In some cases it may be possible to directly read from a buffer in the underlying input
device (since the const octet_t*
pointer can be made to point where we like). For example,
we might be able to read directly from a segment in the LSS segment cache - since most
objects are much smaller than the LSS segment size (e.g. 4MB). This reduces memory consumption,
avoids memory allocations, avoids memcpy's and improves CPU memory cache utilisation.
For every type T
that supports deserialisation, the following function is implemented.
void Deserialise(InputArchive& ar, const T& x)

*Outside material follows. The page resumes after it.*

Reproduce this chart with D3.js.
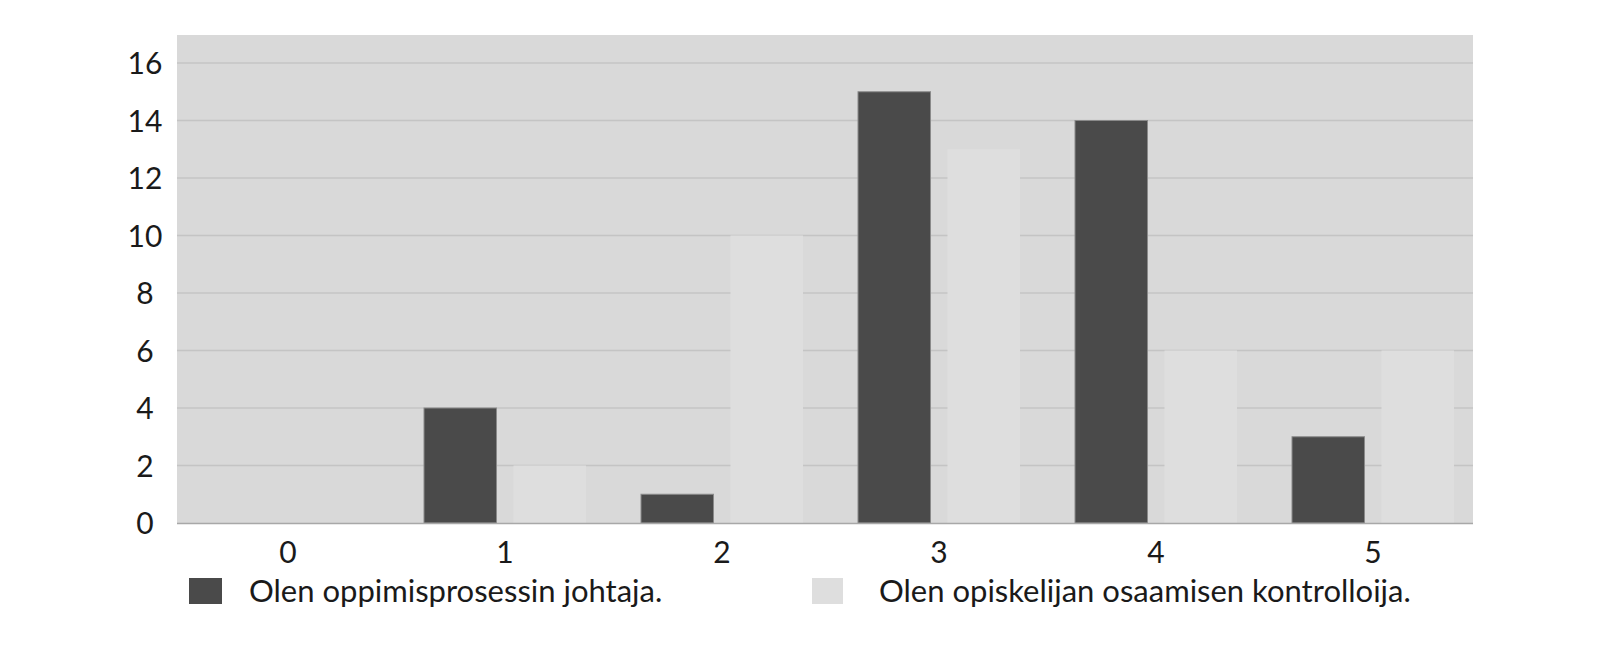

Therefore there can be many overloads of Deserialise
(i.e. adhoc polymorphism).
The cxUtils library implements the Deserialise
function for the following types:
bool, char, signed char, unsigned char, char16_t, char32_t, wchar_t, short, unsigned short, int, unsigned int, long, unsigned long, long long, unsigned long long, float, double, long double, std::pair, std::array, std::basic_string, std::vector, std::deque, std::forward_list, std::list, std::map, std::multimap, std::unordered_map, std::unordered_multimap, std::set, std::multiset, std::unordered_set, std::unordered_multiset, ceda::xdeque, ceda::VectorOfByte, ceda::xvector, ceda::CompressedInt, ceda::schema_t ceda::HPTime, ceda::HPTimeStamp, ceda::HPTimeSpan
For convenience clients can use operator>>
to deserialise variables/objects. E.g.
ar >> x >> y >> z;
is shorthand for
Deserialise(ar,x);
Deserialise(ar,y);
Deserialise(ar,z);
This is achieved with a single implementation of operator>>
for an InputArchive
:
template<typename T>
inline InputArchive& operator>>(InputArchive& ar, const T& x)
{
Deserialise(ar,x);
return ar;
}
A possible concern is the lack of buffer underflow checks - having these checks (at least in a debug build) can be very useful to track down errors in code.
The ceda framework will normally verify that the InputArchive
hadn't read past EOF after
deserialisation was completed so there's no chance that such errors go undetected.
In fact the ceda framework will normally ensure that application defined deserialise code reads the message, the whole message and nothing but the message. Therefore simply flexing the code unit tests it quite well.